Essere consapevoli è sicuramente il primo passo da fare quando ci incamminiamo verso un rifugio. Ma una volta giunti a destinazione, cosa possiamo fare per vivere al meglio la nostra esperienza in questo mondo a sé stante? Lasciamo che siano i rifugisti a raccontarlo! 

Dopo aver fatto diverse stagioni, soprattutto invernali, al Rifugio Prospero Marchetti allo Stivo, l’esperienza al Rifugio Pernici è per me la prima da gestrice. Le stagioni allo Stivo mi hanno aiutata a scegliere di provare il bando per la gestione. Sicuramente le cose sono cambiate molto: anche se comunque molto impegnativo, facendo stagione le cose risultano per così dire, più leggere. Si riesce a lavorare con maggiore spensieratezza perché la responsabilità è minore. Ora che gestisco il Rifugio Pernici le responsabilità sono molte e riesco a cogliere aspetti a cui, da dipendente, forse non dai così attenzione. Credo però che una struttura di questo tipo non possa essere portata avanti da sola. Che tu sia gestore o dipendente, che la struttura sia tua o meno, tutti sentono di dover portare avanti l’organizzazione facendo squadra. Questo distingue e da valore all’accoglienza in rifugio, e ritengo che le persone che arrivano da noi siano più contente se vedono un gruppo di lavoro unito!

Il ruolo di gestrice mi piace perchè mi da anche la possibilità di mettere il mio tocco nelle piccole cose, portando avanti le mie idee e prendendo decisioni. Oltre ad essere supportata da uno staff con cui mi trovo molto bene, fondamentale è l’appoggio della mia famiglia. Anche se inizialmente c’era qualche dubbio sul candidarmi o meno, adesso sono tutti sempre pronti ad aiutarmi quando serve; e l’aiuto da casa è fondamentale. Questa mia prima stagione sta andando bene nonostante il brutto tempo. Non è però un fattore negativo, in quanto mi ha permesso di partire con calma, riuscendo a capire e scoprire tutte le cose che ci sono da fare. Sono soddisfatta dei nostri ospiti e spero che le persone vengano sempre più a trovarci. Mi auguro di riuscire a mantenere, se non aumentare, il livello di qualità del rifugio per chi ospitiamo e che siano felici una volta che tornano a valle. 

Credo che in tutti i rifugi, indipendentemente dal luogo e quota in cui si trovano, bisognerebbe arrivare senza troppe pretese.
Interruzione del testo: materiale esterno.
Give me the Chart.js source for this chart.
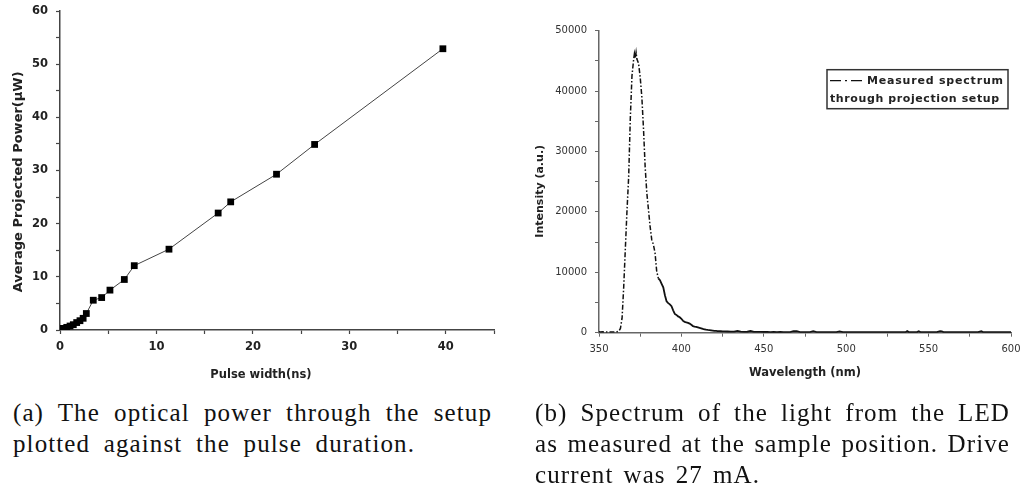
<!DOCTYPE html>
<html lang="en">
<head>
<meta charset="UTF-8">
<title>Pulse power and LED spectrum</title>
<script src="https://cdn.jsdelivr.net/npm/chart.js"></script>
<style>
    body {
        margin: 0;
        width: 1021px;
        height: 492px;
        overflow: hidden;
        background: #fff;
        position: relative;
    }
    #powerChart { position: absolute; left: 0; top: 0; }
    #spectrumChart { position: absolute; left: 500px; top: 0; }
    .caption {
        position: absolute;
        font-family: "Liberation Serif", serif;
        font-size: 25px;
        line-height: 31px;
        color: #111;
        letter-spacing: 1.1px;
    }
    .caption div { text-align: justify; text-align-last: justify; white-space: nowrap; }
</style>
</head>
<body>
<canvas id="powerChart" width="505" height="392"></canvas>
<canvas id="spectrumChart" width="535" height="392"></canvas>

<div class="caption" style="left:13px; top:397px;">
    <div style="width:479px;">(a) The optical power through the setup</div>
    <div style="width:402px;">plotted against the pulse duration.</div>
</div>
<div class="caption" style="left:535px; top:397px;">
    <div style="width:475px;">(b) Spectrum of the light from the LED</div>
    <div style="width:475px;">as measured at the sample position. Drive</div>
    <div style="width:225px;">current was 27 mA.</div>
</div>

<script>
// (a) average projected power vs pulse width
const pulseWidth = [0.35, 0.7, 1.04, 1.38, 1.73, 2.07, 2.4, 2.73, 3.45, 4.32, 5.18, 6.67, 7.7, 11.3, 16.4, 17.7, 22.45, 26.4, 39.7];
const power      = [0.3, 0.5, 0.75, 1.0, 1.4, 1.75, 2.2, 3.1, 5.6, 6.1, 7.5, 9.5, 12.1, 15.2, 22.0, 24.1, 29.3, 34.9, 52.9];

// (b) LED spectrum
const wavelength = [
    350, 351, 352, 353, 354, 355, 356, 357, 358, 359, 360, 361, 362, 363, 364, 365, 366, 367, 368, 369,
    370, 371, 371.5, 372, 372.5, 373, 374, 375, 376, 377, 378, 379, 380, 381, 382, 383, 384, 385, 386, 387,
    388, 389, 390, 391, 392, 393, 394, 395, 396, 397, 398, 399, 400, 401, 402, 403, 404, 405, 406, 407,
    408, 409, 410, 411, 412, 413, 414, 415, 416, 417, 418, 419, 420, 421, 422, 423, 424, 425,
    426, 428, 430, 432, 434, 436, 438, 440, 442, 444, 446, 448, 450, 452, 454, 456, 458, 460, 462, 464,
    466, 468, 470, 472, 474, 476, 478, 480, 482, 484, 486, 488, 490, 492, 494, 496, 498, 500, 505, 510,
    515, 520, 525, 530, 536, 537, 538, 543, 544, 545, 550, 555, 557, 558, 559, 565, 570, 575, 580, 582,
    583, 590, 595, 600
];
const intensity = [
    150, 120, 140, 100, 130, 110, 120, 100, 130, 110, 140, 160, 250, 700, 2400, 7600, 14000, 20300, 25800, 35500,
    42500, 45200, 46200, 45400, 46400, 45300, 44600, 42300, 39000, 33800, 27500, 23200, 20400, 17600, 15400, 14600, 13200, 10200, 9000, 8700,
    8100, 7500, 6200, 5200, 4900, 4700, 4400, 3700, 3100, 2950, 2700, 2550, 2300, 1950, 1800, 1700, 1620, 1500, 1300, 1100,
    1020, 960, 880, 800, 720, 620, 560, 500, 460, 430, 390, 350, 310, 290, 270, 250, 240, 230,
    220, 200, 190, 180, 300, 170, 150, 160, 280, 150, 130, 140, 120, 130, 110, 120, 110, 130, 100, 110,
    100, 250, 240, 100, 90, 100, 110, 260, 100, 90, 100, 90, 100, 90, 100, 220, 90, 100, 90, 100,
    90, 100, 90, 100, 90, 260, 100, 90, 240, 90, 100, 90, 240, 230, 90, 100, 90, 100, 90, 230,
    90, 100, 90, 100
];
const legendLines = ['Measured spectrum', 'through projection setup'];

const boldTitle = size => ({ family: 'DejaVu Sans', weight: 'bold', size: size });

// only every other tick gets a label, the rest are minor marks
function majorOnly(every) {
    return v => (Math.abs(v % every) < 1e-9 ? String(v) : '');
}

function fixedSize(prop, value) {
    return scale => {
        scale[prop] = value;
        scale.paddingLeft = 0;
        scale.paddingRight = 0;
        scale.paddingTop = 0;
        scale.paddingBottom = 0;
    };
}

new Chart(document.getElementById('powerChart'), {
    type: 'line',
    data: {
        datasets: [{
            data: pulseWidth.map((x, i) => ({ x: x, y: power[i] })),
            borderColor: '#444',
            borderWidth: 1,
            pointStyle: 'rect',
            pointRadius: 4.8,
            pointBackgroundColor: '#000',
            pointBorderWidth: 0,
            tension: 0
        }]
    },
    options: {
        responsive: false,
        animation: false,
        layout: { padding: { left: 11, right: 11, top: 11, bottom: 10 } },
        plugins: { legend: { display: false }, tooltip: { enabled: false } },
        scales: {
            x: {
                type: 'linear', min: 0, max: 45,
                afterFit: fixedSize('height', 52),
                border: { color: '#444', width: 1.5 },
                grid: { drawOnChartArea: false, tickLength: 4, color: '#444', tickWidth: 1.2 },
                ticks: { stepSize: 5, autoSkip: false, maxRotation: 0, padding: 6, color: '#222',
                         font: boldTitle(11.5), callback: majorOnly(10) },
                // trailing spaces pull the title a little left of the axis centre
                title: { display: true, text: 'Pulse width(ns)        ', color: '#222', font: boldTitle(11.5),
                         padding: { top: 0, bottom: 0 } }
            },
            y: {
                min: 0, max: 60,
                afterFit: fixedSize('width', 49),
                border: { color: '#444', width: 1.5 },
                grid: { drawOnChartArea: false, tickLength: 4, color: '#444', tickWidth: 1.2 },
                ticks: { stepSize: 5, autoSkip: false, padding: 8, color: '#222',
                         font: boldTitle(11.5), callback: majorOnly(10) },
                title: { display: true, text: 'Average Projected Power(\u00b5W)     ', color: '#222', font: boldTitle(13),
                         padding: { top: 0, bottom: 0 } }
            }
        }
    }
});

// framed legend box in the upper right of the spectrum plot
const legendBox = {
    id: 'legendBox',
    afterDraw(chart) {
        const { ctx, chartArea } = chart;
        const right = chartArea.right - 3, top = chartArea.top + 39;
        const w = 181, h = 39, left = right - w;
        ctx.save();
        ctx.strokeStyle = '#333';
        ctx.lineWidth = 1.5;
        ctx.strokeRect(left, top, w, h);
        ctx.setLineDash([11, 4, 2, 4]);
        ctx.lineWidth = 1.3;
        ctx.strokeStyle = '#111';
        ctx.beginPath();
        ctx.moveTo(left + 3, top + 11);
        ctx.lineTo(left + 35, top + 11);
        ctx.stroke();
        ctx.setLineDash([]);
        ctx.fillStyle = '#222';
        ctx.font = 'bold 11px "DejaVu Sans"';
        ctx.letterSpacing = '0.8px';
        ctx.textBaseline = 'middle';
        ctx.fillText(legendLines[0], left + 40, top + 11);
        ctx.letterSpacing = '0.6px';
        ctx.fillText(legendLines[1], left + 3, top + 29);
        ctx.restore();
    }
};

new Chart(document.getElementById('spectrumChart'), {
    type: 'line',
    data: {
        datasets: [{
            label: legendLines.join(' '),
            data: wavelength.map((x, i) => ({ x: x, y: intensity[i] })),
            borderColor: '#111',
            borderWidth: 1.5,
            borderDash: [5, 2, 1.5, 2],
            // past the shoulder the dense noisy trace reads as a solid line
            segment: {
                borderDash: ctx => (ctx.p0.parsed.x >= 386 ? [] : undefined),
                borderWidth: ctx => (ctx.p0.parsed.x >= 386 ? 1.8 : undefined)
            },
            pointRadius: 0,
            tension: 0
        }]
    },
    options: {
        responsive: false,
        animation: false,
        layout: { padding: { left: 33.4, right: 24, top: 30.7, bottom: 12.3 } },
        plugins: { legend: { display: false }, tooltip: { enabled: false } },
        scales: {
            x: {
                type: 'linear', min: 350, max: 600,
                afterFit: fixedSize('height', 47),
                border: { color: '#666', width: 1.5 },
                grid: { drawOnChartArea: false, tickLength: 4, color: '#666' },
                ticks: { stepSize: 25, autoSkip: false, maxRotation: 0, padding: 7, color: '#333',
                         font: { family: 'DejaVu Sans', size: 10 }, callback: majorOnly(50) },
                title: { display: true, text: 'Wavelength (nm)', color: '#222', font: boldTitle(11.5),
                         padding: { top: 0, bottom: 0 } }
            },
            y: {
                min: 0, max: 50000,
                afterFit: fixedSize('width', 65.6),
                border: { color: '#666', width: 1.5 },
                grid: { drawOnChartArea: false, tickLength: 4, color: '#666' },
                ticks: { stepSize: 5000, autoSkip: false, padding: 8, color: '#333',
                         font: { family: 'DejaVu Sans', size: 10 }, callback: majorOnly(10000) },
                title: { display: true, text: 'Intensity (a.u.)     ', color: '#222', font: boldTitle(11),
                         padding: { top: 0, bottom: 0 } }
            }
        }
    },
    plugins: [legendBox]
});
</script>
</body>
</html>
Anche se vicini a centri abitati, non siamo in città e anche se sembra, non è facile gestire gli approvvigionamenti e soprattutto l’acqua, che spesso manca. 

Bisognerebbe arrivare in rifugio sapendosi accontentare, ma credo che molti di coloro che frequentano la montagna lo capiscono e anche questo è il bello di lavorare in rifugio. E se c’è bisogno di spiegare le problematiche, con parole semplici le persone capiscono e apprezzano! Per questo è molto bello lavorare qui.